Extracted records ▸
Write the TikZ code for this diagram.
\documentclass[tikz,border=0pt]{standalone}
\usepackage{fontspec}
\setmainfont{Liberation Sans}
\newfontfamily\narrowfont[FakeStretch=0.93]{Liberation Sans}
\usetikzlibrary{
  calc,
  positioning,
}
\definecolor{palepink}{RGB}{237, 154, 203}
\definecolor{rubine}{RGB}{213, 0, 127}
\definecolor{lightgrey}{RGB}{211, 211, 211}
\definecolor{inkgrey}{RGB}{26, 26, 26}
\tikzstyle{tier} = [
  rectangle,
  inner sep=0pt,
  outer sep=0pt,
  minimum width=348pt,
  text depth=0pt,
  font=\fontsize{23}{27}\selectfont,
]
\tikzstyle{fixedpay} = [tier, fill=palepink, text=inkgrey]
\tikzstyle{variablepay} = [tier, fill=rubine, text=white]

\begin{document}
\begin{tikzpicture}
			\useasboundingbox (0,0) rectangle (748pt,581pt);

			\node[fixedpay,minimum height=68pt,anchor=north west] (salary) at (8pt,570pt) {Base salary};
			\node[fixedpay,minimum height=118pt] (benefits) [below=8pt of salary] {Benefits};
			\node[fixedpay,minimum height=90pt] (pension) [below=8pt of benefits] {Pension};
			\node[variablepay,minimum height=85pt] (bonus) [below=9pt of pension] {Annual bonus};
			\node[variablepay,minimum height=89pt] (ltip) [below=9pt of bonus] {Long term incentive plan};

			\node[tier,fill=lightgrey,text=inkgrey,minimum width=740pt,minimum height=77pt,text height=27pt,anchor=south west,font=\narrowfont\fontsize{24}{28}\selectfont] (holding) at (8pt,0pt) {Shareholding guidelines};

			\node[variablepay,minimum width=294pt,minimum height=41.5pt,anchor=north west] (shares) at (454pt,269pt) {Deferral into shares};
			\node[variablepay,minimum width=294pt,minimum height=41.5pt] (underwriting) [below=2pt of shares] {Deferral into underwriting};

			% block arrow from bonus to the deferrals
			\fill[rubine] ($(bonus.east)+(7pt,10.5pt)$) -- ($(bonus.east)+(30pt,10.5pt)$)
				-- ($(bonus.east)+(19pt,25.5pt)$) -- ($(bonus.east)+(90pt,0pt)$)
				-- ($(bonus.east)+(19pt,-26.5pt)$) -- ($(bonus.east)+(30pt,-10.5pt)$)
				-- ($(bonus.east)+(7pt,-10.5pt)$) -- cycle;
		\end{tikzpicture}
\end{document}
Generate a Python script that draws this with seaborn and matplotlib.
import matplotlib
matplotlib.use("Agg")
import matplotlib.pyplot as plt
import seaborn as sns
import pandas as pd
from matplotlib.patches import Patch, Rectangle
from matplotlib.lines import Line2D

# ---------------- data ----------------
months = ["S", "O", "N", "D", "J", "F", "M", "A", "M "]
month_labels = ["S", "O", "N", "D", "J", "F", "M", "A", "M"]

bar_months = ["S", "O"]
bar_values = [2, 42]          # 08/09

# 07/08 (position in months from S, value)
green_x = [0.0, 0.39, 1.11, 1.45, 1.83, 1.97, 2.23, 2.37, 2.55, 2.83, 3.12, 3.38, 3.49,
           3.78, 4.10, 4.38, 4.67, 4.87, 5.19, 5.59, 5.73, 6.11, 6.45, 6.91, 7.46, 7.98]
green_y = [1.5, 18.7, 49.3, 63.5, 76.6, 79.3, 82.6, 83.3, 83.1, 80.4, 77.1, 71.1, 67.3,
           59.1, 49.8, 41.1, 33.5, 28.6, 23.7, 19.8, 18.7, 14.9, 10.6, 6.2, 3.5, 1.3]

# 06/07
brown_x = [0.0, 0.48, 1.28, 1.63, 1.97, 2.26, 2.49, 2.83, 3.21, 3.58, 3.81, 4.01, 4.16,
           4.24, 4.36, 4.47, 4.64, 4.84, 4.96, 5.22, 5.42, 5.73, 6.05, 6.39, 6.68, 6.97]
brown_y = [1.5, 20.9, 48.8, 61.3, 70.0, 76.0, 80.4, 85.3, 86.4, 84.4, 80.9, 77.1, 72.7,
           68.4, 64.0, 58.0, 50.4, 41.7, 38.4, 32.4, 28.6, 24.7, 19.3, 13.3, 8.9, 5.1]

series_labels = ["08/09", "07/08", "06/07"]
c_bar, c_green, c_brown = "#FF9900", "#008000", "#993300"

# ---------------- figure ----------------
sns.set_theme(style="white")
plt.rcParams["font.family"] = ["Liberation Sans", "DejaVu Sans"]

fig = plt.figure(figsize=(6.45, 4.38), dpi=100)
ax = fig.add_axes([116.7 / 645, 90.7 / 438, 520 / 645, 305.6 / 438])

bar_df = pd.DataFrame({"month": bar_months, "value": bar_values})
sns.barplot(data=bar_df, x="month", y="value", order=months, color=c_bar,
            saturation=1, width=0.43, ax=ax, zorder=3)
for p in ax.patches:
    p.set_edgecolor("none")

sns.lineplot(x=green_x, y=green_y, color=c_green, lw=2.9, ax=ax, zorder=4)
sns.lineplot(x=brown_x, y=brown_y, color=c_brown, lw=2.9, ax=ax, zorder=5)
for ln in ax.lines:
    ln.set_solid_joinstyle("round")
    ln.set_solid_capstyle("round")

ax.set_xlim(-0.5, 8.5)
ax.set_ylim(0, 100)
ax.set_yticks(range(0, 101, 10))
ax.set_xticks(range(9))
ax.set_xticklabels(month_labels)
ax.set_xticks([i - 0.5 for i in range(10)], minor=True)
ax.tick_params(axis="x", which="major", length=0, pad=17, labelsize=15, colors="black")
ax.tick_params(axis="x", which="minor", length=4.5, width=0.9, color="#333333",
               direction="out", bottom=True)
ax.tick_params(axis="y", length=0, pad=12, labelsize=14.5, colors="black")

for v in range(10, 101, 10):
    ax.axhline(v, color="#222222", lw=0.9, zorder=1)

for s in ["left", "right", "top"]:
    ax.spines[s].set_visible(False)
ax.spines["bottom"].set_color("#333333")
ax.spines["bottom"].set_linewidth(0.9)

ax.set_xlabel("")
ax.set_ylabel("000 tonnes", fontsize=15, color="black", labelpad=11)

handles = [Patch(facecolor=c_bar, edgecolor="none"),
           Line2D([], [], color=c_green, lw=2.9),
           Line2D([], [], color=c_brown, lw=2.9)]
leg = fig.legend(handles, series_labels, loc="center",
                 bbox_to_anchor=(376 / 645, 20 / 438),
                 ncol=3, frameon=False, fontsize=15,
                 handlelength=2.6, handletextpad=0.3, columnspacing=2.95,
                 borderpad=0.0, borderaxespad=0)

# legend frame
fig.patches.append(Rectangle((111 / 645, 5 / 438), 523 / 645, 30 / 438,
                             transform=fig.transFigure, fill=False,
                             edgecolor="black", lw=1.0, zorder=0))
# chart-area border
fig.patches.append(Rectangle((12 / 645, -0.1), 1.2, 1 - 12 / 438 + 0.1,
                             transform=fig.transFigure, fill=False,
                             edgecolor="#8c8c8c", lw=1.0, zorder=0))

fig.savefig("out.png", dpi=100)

What you will do ▸
Without changing a word, restate the whole listing.

Final result ▸
Write the TikZ code for this diagram.
\documentclass[tikz,border=0pt]{standalone}
\usepackage{fontspec}
\setmainfont{Liberation Sans}
\newfontfamily\narrowfont[FakeStretch=0.93]{Liberation Sans}
\usetikzlibrary{
  calc,
  positioning,
}
\definecolor{palepink}{RGB}{237, 154, 203}
\definecolor{rubine}{RGB}{213, 0, 127}
\definecolor{lightgrey}{RGB}{211, 211, 211}
\definecolor{inkgrey}{RGB}{26, 26, 26}
\tikzstyle{tier} = [
  rectangle,
  inner sep=0pt,
  outer sep=0pt,
  minimum width=348pt,
  text depth=0pt,
  font=\fontsize{23}{27}\selectfont,
]
\tikzstyle{fixedpay} = [tier, fill=palepink, text=inkgrey]
\tikzstyle{variablepay} = [tier, fill=rubine, text=white]

\begin{document}
\begin{tikzpicture}
			\useasboundingbox (0,0) rectangle (748pt,581pt);

			\node[fixedpay,minimum height=68pt,anchor=north west] (salary) at (8pt,570pt) {Base salary};
			\node[fixedpay,minimum height=118pt] (benefits) [below=8pt of salary] {Benefits};
			\node[fixedpay,minimum height=90pt] (pension) [below=8pt of benefits] {Pension};
			\node[variablepay,minimum height=85pt] (bonus) [below=9pt of pension] {Annual bonus};
			\node[variablepay,minimum height=89pt] (ltip) [below=9pt of bonus] {Long term incentive plan};

			\node[tier,fill=lightgrey,text=inkgrey,minimum width=740pt,minimum height=77pt,text height=27pt,anchor=south west,font=\narrowfont\fontsize{24}{28}\selectfont] (holding) at (8pt,0pt) {Shareholding guidelines};

			\node[variablepay,minimum width=294pt,minimum height=41.5pt,anchor=north west] (shares) at (454pt,269pt) {Deferral into shares};
			\node[variablepay,minimum width=294pt,minimum height=41.5pt] (underwriting) [below=2pt of shares] {Deferral into underwriting};

			% block arrow from bonus to the deferrals
			\fill[rubine] ($(bonus.east)+(7pt,10.5pt)$) -- ($(bonus.east)+(30pt,10.5pt)$)
				-- ($(bonus.east)+(19pt,25.5pt)$) -- ($(bonus.east)+(90pt,0pt)$)
				-- ($(bonus.east)+(19pt,-26.5pt)$) -- ($(bonus.east)+(30pt,-10.5pt)$)
				-- ($(bonus.east)+(7pt,-10.5pt)$) -- cycle;
		\end{tikzpicture}
\end{document}
Generate a Python script that draws this with seaborn and matplotlib.
import matplotlib
matplotlib.use("Agg")
import matplotlib.pyplot as plt
import seaborn as sns
import pandas as pd
from matplotlib.patches import Patch, Rectangle
from matplotlib.lines import Line2D

# ---------------- data ----------------
months = ["S", "O", "N", "D", "J", "F", "M", "A", "M "]
month_labels = ["S", "O", "N", "D", "J", "F", "M", "A", "M"]

bar_months = ["S", "O"]
bar_values = [2, 42]          # 08/09

# 07/08 (position in months from S, value)
green_x = [0.0, 0.39, 1.11, 1.45, 1.83, 1.97, 2.23, 2.37, 2.55, 2.83, 3.12, 3.38, 3.49,
           3.78, 4.10, 4.38, 4.67, 4.87, 5.19, 5.59, 5.73, 6.11, 6.45, 6.91, 7.46, 7.98]
green_y = [1.5, 18.7, 49.3, 63.5, 76.6, 79.3, 82.6, 83.3, 83.1, 80.4, 77.1, 71.1, 67.3,
           59.1, 49.8, 41.1, 33.5, 28.6, 23.7, 19.8, 18.7, 14.9, 10.6, 6.2, 3.5, 1.3]

# 06/07
brown_x = [0.0, 0.48, 1.28, 1.63, 1.97, 2.26, 2.49, 2.83, 3.21, 3.58, 3.81, 4.01, 4.16,
           4.24, 4.36, 4.47, 4.64, 4.84, 4.96, 5.22, 5.42, 5.73, 6.05, 6.39, 6.68, 6.97]
brown_y = [1.5, 20.9, 48.8, 61.3, 70.0, 76.0, 80.4, 85.3, 86.4, 84.4, 80.9, 77.1, 72.7,
           68.4, 64.0, 58.0, 50.4, 41.7, 38.4, 32.4, 28.6, 24.7, 19.3, 13.3, 8.9, 5.1]

series_labels = ["08/09", "07/08", "06/07"]
c_bar, c_green, c_brown = "#FF9900", "#008000", "#993300"

# ---------------- figure ----------------
sns.set_theme(style="white")
plt.rcParams["font.family"] = ["Liberation Sans", "DejaVu Sans"]

fig = plt.figure(figsize=(6.45, 4.38), dpi=100)
ax = fig.add_axes([116.7 / 645, 90.7 / 438, 520 / 645, 305.6 / 438])

bar_df = pd.DataFrame({"month": bar_months, "value": bar_values})
sns.barplot(data=bar_df, x="month", y="value", order=months, color=c_bar,
            saturation=1, width=0.43, ax=ax, zorder=3)
for p in ax.patches:
    p.set_edgecolor("none")

sns.lineplot(x=green_x, y=green_y, color=c_green, lw=2.9, ax=ax, zorder=4)
sns.lineplot(x=brown_x, y=brown_y, color=c_brown, lw=2.9, ax=ax, zorder=5)
for ln in ax.lines:
    ln.set_solid_joinstyle("round")
    ln.set_solid_capstyle("round")

ax.set_xlim(-0.5, 8.5)
ax.set_ylim(0, 100)
ax.set_yticks(range(0, 101, 10))
ax.set_xticks(range(9))
ax.set_xticklabels(month_labels)
ax.set_xticks([i - 0.5 for i in range(10)], minor=True)
ax.tick_params(axis="x", which="major", length=0, pad=17, labelsize=15, colors="black")
ax.tick_params(axis="x", which="minor", length=4.5, width=0.9, color="#333333",
               direction="out", bottom=True)
ax.tick_params(axis="y", length=0, pad=12, labelsize=14.5, colors="black")

for v in range(10, 101, 10):
    ax.axhline(v, color="#222222", lw=0.9, zorder=1)

for s in ["left", "right", "top"]:
    ax.spines[s].set_visible(False)
ax.spines["bottom"].set_color("#333333")
ax.spines["bottom"].set_linewidth(0.9)

ax.set_xlabel("")
ax.set_ylabel("000 tonnes", fontsize=15, color="black", labelpad=11)

handles = [Patch(facecolor=c_bar, edgecolor="none"),
           Line2D([], [], color=c_green, lw=2.9),
           Line2D([], [], color=c_brown, lw=2.9)]
leg = fig.legend(handles, series_labels, loc="center",
                 bbox_to_anchor=(376 / 645, 20 / 438),
                 ncol=3, frameon=False, fontsize=15,
                 handlelength=2.6, handletextpad=0.3, columnspacing=2.95,
                 borderpad=0.0, borderaxespad=0)

# legend frame
fig.patches.append(Rectangle((111 / 645, 5 / 438), 523 / 645, 30 / 438,
                             transform=fig.transFigure, fill=False,
                             edgecolor="black", lw=1.0, zorder=0))
# chart-area border
fig.patches.append(Rectangle((12 / 645, -0.1), 1.2, 1 - 12 / 438 + 0.1,
                             transform=fig.transFigure, fill=False,
                             edgecolor="#8c8c8c", lw=1.0, zorder=0))

fig.savefig("out.png", dpi=100)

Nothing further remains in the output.